─── Data extract

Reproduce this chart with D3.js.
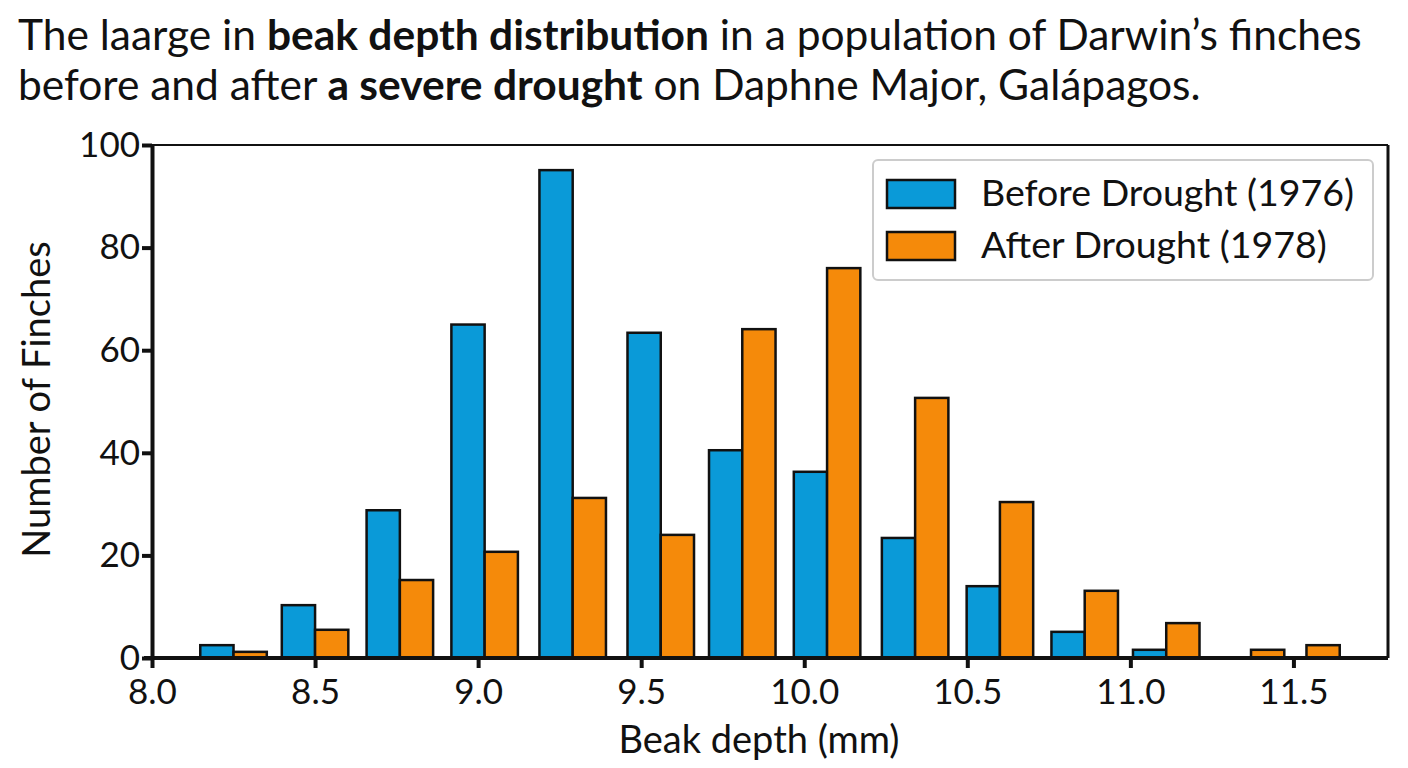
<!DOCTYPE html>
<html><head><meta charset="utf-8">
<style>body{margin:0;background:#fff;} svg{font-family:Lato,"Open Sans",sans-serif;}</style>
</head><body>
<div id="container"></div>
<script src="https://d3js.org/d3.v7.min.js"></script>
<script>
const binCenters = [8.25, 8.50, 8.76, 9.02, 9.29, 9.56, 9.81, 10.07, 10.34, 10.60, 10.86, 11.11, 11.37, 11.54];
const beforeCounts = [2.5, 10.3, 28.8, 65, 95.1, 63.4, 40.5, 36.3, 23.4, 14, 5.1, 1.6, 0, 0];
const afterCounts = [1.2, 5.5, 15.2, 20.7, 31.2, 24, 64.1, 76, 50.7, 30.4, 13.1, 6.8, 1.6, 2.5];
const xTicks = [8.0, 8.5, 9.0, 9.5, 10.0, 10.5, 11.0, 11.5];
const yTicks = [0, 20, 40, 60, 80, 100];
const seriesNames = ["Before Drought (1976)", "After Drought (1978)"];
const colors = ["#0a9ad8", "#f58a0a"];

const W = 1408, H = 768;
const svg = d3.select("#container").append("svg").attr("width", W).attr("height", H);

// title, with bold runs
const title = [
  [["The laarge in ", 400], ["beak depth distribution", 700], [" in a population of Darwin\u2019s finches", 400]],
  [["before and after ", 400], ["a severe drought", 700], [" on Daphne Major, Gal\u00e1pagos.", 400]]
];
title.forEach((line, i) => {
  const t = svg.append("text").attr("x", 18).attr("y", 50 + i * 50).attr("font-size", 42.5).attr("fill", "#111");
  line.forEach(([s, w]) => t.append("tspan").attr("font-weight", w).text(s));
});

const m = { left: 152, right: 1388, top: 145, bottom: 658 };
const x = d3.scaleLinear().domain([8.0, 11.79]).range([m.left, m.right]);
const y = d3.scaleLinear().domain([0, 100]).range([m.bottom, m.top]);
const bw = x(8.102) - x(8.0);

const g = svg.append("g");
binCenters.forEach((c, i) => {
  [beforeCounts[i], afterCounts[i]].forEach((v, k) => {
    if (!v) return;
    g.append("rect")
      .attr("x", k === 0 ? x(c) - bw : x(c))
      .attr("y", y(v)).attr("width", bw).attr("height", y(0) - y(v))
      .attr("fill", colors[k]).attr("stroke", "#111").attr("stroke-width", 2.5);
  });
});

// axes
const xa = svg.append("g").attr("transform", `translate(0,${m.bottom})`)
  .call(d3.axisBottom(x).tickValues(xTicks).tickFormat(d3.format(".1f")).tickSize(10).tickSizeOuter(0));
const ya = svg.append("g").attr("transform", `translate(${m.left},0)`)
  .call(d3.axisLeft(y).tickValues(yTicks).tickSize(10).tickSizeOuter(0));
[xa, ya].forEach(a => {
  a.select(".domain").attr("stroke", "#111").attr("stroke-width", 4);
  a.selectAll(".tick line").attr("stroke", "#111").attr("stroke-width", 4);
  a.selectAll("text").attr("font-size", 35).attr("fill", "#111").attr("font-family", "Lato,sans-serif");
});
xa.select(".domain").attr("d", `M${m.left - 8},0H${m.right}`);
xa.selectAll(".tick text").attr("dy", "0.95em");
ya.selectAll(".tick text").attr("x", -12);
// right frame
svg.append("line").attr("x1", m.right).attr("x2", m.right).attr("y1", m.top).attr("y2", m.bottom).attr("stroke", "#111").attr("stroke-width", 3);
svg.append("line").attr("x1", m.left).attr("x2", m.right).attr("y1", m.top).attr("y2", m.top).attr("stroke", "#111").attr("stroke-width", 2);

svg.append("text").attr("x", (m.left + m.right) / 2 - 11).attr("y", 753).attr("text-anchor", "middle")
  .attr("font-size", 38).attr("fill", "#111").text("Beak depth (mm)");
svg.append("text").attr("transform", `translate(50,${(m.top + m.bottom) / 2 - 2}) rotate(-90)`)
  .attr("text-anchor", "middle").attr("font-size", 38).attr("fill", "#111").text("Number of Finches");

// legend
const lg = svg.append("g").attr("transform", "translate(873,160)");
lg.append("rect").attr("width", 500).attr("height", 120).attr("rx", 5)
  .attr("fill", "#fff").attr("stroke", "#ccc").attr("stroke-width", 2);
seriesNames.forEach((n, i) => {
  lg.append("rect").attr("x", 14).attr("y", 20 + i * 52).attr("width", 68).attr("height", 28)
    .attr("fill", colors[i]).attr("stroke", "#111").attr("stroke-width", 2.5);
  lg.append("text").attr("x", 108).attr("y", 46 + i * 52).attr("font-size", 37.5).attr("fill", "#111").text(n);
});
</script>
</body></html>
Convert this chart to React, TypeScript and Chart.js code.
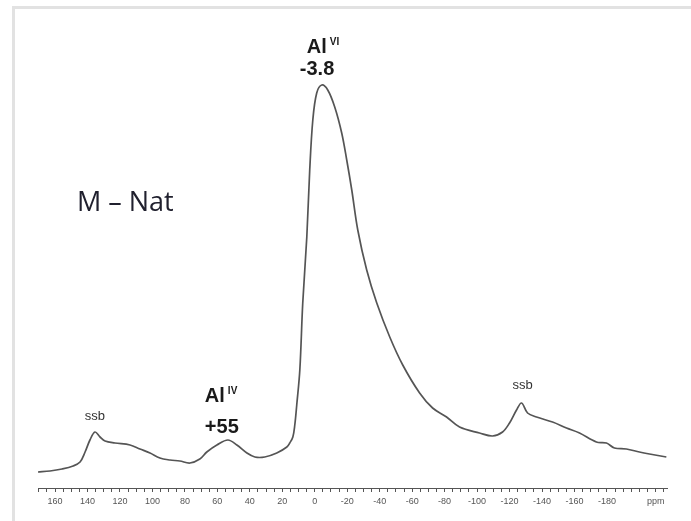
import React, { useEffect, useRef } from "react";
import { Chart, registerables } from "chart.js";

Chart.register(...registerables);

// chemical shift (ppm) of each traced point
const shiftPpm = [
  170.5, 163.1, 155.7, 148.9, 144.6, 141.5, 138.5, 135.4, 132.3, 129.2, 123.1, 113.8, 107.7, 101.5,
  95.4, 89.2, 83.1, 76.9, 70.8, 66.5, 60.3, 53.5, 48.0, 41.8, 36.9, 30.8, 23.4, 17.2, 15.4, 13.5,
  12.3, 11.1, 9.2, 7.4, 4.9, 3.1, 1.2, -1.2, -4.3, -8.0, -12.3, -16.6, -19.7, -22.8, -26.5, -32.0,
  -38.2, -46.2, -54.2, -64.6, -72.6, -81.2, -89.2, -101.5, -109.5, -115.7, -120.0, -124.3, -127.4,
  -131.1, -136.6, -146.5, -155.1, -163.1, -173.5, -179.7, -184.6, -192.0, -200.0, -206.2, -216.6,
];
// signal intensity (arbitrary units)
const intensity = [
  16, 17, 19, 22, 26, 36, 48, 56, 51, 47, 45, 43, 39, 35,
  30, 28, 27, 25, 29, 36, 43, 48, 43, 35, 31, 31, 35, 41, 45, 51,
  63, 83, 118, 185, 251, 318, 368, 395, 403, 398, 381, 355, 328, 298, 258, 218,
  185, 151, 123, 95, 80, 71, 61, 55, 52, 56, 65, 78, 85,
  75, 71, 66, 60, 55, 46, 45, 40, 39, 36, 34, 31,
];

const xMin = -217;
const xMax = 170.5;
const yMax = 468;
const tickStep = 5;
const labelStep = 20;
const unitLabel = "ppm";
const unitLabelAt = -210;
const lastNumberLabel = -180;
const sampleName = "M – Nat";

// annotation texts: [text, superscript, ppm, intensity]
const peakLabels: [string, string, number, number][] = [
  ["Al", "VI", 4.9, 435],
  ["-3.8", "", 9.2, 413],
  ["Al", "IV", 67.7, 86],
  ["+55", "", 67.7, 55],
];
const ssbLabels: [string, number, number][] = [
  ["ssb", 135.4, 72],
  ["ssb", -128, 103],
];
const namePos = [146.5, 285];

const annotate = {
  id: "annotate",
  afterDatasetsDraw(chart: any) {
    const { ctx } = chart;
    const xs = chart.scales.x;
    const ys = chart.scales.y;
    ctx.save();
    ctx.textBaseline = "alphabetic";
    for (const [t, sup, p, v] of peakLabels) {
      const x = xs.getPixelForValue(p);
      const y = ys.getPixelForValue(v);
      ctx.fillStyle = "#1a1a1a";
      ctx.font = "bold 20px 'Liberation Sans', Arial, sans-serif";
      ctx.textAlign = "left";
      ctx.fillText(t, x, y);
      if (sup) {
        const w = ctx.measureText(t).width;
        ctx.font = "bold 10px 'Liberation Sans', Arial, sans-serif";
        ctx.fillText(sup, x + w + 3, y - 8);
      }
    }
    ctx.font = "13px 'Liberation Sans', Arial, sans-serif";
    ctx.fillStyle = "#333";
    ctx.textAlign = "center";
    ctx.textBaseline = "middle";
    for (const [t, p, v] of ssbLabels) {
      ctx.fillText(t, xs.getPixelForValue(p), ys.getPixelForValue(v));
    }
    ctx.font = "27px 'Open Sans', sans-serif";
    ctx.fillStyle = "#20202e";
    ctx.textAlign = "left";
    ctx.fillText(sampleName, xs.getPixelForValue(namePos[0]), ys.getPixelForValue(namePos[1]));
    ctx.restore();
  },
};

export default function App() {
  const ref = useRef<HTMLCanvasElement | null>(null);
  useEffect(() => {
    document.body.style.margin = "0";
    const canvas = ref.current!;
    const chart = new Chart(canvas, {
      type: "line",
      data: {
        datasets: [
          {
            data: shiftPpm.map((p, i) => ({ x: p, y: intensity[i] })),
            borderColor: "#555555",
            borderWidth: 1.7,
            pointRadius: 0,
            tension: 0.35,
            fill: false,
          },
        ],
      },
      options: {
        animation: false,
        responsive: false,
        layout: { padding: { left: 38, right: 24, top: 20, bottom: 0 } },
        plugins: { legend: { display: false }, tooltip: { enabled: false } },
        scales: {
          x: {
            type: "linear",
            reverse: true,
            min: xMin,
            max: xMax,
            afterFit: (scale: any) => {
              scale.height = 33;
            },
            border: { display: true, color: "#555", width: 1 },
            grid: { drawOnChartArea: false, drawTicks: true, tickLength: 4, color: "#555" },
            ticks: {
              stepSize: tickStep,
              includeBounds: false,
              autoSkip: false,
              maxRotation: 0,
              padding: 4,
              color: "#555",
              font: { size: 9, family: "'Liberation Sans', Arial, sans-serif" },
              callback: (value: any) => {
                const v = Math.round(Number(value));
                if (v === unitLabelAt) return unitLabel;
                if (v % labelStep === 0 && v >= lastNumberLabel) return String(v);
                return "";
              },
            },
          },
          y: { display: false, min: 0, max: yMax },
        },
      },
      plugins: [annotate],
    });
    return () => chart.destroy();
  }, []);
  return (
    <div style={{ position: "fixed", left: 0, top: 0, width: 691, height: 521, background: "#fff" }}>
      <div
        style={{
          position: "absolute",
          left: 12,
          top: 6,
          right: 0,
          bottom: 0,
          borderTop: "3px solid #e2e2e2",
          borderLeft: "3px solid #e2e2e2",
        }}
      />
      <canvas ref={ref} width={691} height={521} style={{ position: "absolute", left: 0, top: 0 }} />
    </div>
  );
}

──────

» **Problem requirements**: Print out, exactly and with nothing added, the lines starting at the line holding "Convert this chart" and ending at the line holding "Chart.register(...registerables);", minus any pictures.

» **Solution for this task**:
Convert this chart to React, TypeScript and Chart.js code.
import React, { useEffect, useRef } from "react";
import { Chart, registerables } from "chart.js";

Chart.register(...registerables);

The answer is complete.